begin MATERIAL FOR THIS TASK

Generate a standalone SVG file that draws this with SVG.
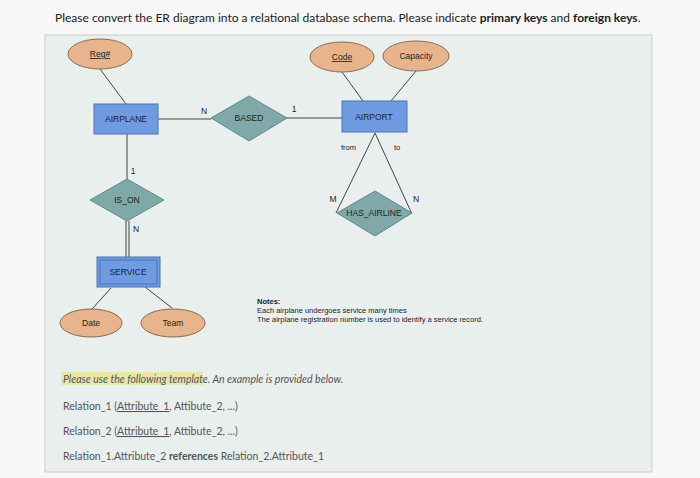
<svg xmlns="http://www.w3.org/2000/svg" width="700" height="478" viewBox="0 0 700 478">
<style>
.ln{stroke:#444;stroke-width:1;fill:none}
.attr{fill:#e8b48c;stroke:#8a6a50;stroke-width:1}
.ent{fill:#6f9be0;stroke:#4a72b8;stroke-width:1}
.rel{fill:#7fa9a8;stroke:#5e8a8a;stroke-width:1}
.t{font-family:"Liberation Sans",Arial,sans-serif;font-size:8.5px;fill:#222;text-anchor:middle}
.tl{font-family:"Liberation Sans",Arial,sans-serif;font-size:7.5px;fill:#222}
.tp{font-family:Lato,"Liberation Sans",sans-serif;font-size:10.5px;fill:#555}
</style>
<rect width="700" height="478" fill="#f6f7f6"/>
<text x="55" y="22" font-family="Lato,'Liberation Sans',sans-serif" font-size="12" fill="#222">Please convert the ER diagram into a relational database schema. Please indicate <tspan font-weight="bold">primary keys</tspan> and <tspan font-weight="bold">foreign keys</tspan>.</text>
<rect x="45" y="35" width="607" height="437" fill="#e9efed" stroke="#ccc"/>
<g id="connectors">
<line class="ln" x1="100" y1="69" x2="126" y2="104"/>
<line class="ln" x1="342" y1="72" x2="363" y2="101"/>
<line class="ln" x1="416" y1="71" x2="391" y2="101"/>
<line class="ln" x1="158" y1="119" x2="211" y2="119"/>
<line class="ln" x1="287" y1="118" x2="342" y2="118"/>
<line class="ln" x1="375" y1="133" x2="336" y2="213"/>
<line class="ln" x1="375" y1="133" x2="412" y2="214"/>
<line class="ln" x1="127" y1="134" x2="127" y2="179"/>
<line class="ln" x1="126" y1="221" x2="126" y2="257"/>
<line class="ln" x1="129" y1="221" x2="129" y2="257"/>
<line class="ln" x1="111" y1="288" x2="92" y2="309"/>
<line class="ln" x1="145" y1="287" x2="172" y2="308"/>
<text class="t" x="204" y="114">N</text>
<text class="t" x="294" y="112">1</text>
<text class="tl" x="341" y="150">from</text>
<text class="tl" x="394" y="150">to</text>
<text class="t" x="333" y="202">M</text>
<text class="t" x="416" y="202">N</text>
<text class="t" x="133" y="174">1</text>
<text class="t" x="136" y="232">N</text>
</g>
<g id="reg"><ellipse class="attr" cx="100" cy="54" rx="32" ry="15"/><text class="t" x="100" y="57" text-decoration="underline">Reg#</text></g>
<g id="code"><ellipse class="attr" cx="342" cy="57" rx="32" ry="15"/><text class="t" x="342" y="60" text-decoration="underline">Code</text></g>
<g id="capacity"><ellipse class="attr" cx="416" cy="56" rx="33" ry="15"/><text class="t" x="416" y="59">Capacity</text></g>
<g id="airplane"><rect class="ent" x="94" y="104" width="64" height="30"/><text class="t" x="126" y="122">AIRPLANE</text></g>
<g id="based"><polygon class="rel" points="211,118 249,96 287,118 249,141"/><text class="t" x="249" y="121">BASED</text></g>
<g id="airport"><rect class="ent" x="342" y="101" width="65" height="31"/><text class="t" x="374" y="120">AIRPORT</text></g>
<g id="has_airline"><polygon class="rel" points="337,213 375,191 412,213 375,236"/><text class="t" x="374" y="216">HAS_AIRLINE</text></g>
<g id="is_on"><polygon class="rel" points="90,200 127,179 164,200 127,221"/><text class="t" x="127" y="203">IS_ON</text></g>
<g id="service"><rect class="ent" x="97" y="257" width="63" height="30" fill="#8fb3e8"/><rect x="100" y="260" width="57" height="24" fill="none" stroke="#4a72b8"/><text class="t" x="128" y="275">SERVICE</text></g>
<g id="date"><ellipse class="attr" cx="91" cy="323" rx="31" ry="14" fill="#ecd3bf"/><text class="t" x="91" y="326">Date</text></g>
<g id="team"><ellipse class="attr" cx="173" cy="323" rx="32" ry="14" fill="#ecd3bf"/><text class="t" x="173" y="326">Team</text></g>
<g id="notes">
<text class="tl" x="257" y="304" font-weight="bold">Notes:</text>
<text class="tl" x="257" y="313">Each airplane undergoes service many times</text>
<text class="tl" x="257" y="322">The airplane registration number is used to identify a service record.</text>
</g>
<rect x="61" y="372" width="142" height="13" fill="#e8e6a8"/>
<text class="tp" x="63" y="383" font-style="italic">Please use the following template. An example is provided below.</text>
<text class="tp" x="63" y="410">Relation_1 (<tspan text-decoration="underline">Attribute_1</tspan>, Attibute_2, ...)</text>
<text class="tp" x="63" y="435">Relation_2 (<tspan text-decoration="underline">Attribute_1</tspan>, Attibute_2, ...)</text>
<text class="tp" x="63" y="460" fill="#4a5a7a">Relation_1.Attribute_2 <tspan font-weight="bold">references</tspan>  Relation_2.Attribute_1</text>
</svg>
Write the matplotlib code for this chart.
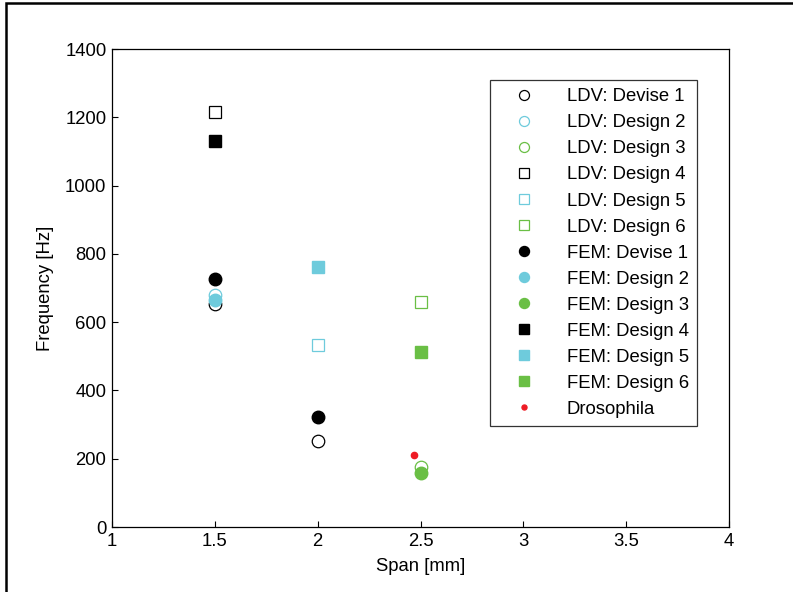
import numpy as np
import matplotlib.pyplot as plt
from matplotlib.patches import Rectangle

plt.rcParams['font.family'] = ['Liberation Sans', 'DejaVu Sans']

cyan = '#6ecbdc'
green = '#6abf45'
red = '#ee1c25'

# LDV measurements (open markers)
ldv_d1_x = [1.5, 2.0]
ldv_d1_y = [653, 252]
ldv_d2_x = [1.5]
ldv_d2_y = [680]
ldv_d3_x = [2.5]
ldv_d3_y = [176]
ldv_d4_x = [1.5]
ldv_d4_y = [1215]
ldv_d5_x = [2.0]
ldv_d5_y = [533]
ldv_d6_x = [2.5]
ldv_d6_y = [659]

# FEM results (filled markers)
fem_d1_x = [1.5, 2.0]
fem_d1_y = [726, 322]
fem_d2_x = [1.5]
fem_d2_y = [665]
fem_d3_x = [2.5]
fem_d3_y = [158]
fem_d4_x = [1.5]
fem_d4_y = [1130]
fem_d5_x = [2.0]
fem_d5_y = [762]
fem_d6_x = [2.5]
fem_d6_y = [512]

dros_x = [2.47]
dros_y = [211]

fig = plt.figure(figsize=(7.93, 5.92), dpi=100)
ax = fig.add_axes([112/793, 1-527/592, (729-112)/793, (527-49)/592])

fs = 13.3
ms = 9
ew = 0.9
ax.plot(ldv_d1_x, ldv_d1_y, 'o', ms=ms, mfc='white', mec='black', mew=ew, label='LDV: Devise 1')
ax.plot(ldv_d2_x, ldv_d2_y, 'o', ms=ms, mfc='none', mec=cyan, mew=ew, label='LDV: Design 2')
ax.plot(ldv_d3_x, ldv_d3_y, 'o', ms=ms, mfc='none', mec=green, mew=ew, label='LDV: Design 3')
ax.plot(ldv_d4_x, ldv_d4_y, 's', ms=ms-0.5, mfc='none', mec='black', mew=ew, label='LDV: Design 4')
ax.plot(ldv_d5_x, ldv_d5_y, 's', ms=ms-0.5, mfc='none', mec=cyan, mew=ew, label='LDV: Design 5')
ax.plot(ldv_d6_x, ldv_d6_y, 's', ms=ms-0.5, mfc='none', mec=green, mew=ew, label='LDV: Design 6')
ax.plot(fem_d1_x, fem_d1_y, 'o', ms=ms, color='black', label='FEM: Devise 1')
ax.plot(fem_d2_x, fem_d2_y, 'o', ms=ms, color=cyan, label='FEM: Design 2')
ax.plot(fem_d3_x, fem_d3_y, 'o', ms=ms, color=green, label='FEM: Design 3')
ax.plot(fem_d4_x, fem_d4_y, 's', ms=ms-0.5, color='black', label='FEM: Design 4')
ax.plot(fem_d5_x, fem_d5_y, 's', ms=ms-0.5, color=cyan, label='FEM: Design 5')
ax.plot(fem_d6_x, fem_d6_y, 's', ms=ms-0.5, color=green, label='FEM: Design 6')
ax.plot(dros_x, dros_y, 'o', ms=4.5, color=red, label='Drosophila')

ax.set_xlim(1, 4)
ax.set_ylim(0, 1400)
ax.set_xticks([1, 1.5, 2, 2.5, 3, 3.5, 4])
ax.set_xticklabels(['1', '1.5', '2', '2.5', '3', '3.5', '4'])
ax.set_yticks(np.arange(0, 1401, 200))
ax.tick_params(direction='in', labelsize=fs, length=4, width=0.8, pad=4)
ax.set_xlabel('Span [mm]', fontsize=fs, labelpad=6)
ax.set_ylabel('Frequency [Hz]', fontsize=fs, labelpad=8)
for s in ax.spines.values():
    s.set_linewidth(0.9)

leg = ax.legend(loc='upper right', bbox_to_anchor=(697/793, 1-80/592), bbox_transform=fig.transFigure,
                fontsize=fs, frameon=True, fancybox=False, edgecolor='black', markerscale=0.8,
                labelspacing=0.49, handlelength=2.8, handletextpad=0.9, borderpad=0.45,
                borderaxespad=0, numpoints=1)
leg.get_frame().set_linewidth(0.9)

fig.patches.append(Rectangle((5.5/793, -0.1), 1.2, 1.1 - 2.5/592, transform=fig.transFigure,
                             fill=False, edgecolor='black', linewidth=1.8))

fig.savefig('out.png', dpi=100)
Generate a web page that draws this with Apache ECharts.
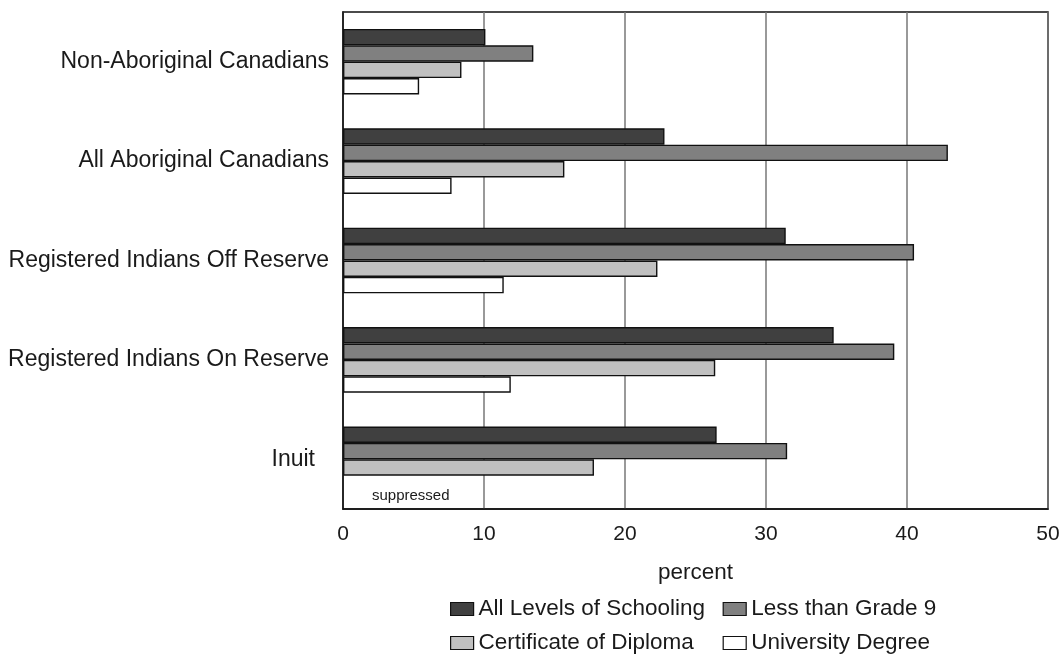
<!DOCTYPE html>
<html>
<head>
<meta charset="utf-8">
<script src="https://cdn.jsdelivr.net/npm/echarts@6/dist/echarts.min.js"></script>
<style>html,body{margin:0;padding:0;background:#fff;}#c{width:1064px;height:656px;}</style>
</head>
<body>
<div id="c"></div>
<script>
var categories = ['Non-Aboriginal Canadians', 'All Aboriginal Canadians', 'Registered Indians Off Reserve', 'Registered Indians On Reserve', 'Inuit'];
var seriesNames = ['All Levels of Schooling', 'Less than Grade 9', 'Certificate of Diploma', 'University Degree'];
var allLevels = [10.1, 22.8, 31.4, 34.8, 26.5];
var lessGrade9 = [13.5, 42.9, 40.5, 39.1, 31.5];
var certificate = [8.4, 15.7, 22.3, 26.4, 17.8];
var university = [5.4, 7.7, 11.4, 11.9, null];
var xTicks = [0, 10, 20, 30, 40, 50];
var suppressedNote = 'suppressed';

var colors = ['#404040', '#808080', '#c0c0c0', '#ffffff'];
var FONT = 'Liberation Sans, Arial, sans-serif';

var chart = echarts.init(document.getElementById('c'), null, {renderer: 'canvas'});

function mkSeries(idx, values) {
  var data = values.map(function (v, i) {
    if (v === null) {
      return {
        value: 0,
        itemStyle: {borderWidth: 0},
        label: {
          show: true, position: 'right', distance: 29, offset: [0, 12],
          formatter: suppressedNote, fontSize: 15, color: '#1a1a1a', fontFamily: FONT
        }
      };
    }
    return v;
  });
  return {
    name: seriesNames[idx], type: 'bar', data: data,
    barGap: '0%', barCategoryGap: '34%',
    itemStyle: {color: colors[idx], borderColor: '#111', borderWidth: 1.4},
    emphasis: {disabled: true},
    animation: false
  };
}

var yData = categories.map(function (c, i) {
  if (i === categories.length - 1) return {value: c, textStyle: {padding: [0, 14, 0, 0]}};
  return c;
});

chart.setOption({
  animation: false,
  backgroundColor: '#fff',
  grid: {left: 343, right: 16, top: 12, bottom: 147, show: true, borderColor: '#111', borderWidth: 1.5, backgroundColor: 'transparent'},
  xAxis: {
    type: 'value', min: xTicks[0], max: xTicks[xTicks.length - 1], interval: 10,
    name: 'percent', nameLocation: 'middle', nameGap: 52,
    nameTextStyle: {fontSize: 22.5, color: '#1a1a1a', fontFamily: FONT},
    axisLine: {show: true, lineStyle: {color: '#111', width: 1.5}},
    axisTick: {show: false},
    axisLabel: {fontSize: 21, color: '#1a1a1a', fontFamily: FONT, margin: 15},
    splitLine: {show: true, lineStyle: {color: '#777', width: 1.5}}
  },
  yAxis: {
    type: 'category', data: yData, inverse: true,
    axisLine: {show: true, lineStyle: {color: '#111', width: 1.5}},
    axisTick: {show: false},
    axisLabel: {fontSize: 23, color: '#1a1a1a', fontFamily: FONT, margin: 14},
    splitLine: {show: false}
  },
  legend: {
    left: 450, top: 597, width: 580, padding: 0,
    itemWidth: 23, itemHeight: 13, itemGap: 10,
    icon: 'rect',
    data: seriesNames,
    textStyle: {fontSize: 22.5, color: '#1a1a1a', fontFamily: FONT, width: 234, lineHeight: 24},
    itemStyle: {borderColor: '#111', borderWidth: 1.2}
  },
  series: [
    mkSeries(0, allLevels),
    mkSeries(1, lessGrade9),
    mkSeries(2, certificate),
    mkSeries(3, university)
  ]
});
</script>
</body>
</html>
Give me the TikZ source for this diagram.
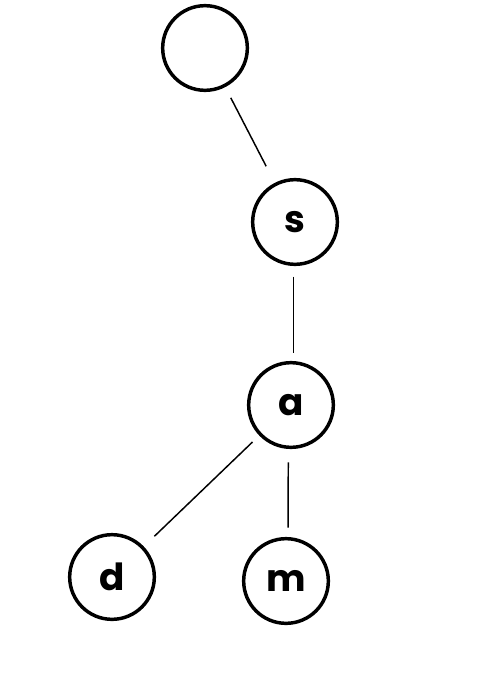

end MATERIAL FOR THIS TASK

> _TASK DIRECTIONS_:
Only the lines starting at the line with "Write the matplotlib code for this chart." and ending at the line with "1-527/592, (729-112)/793, (527-49)/592])" should be printed again, exactly and with both ends kept; omit the pictures.

> _RESULT FOR THIS TASK_:
Write the matplotlib code for this chart.
import numpy as np
import matplotlib.pyplot as plt
from matplotlib.patches import Rectangle

plt.rcParams['font.family'] = ['Liberation Sans', 'DejaVu Sans']

cyan = '#6ecbdc'
green = '#6abf45'
red = '#ee1c25'

# LDV measurements (open markers)
ldv_d1_x = [1.5, 2.0]
ldv_d1_y = [653, 252]
ldv_d2_x = [1.5]
ldv_d2_y = [680]
ldv_d3_x = [2.5]
ldv_d3_y = [176]
ldv_d4_x = [1.5]
ldv_d4_y = [1215]
ldv_d5_x = [2.0]
ldv_d5_y = [533]
ldv_d6_x = [2.5]
ldv_d6_y = [659]

# FEM results (filled markers)
fem_d1_x = [1.5, 2.0]
fem_d1_y = [726, 322]
fem_d2_x = [1.5]
fem_d2_y = [665]
fem_d3_x = [2.5]
fem_d3_y = [158]
fem_d4_x = [1.5]
fem_d4_y = [1130]
fem_d5_x = [2.0]
fem_d5_y = [762]
fem_d6_x = [2.5]
fem_d6_y = [512]

dros_x = [2.47]
dros_y = [211]

fig = plt.figure(figsize=(7.93, 5.92), dpi=100)
ax = fig.add_axes([112/793, 1-527/592, (729-112)/793, (527-49)/592])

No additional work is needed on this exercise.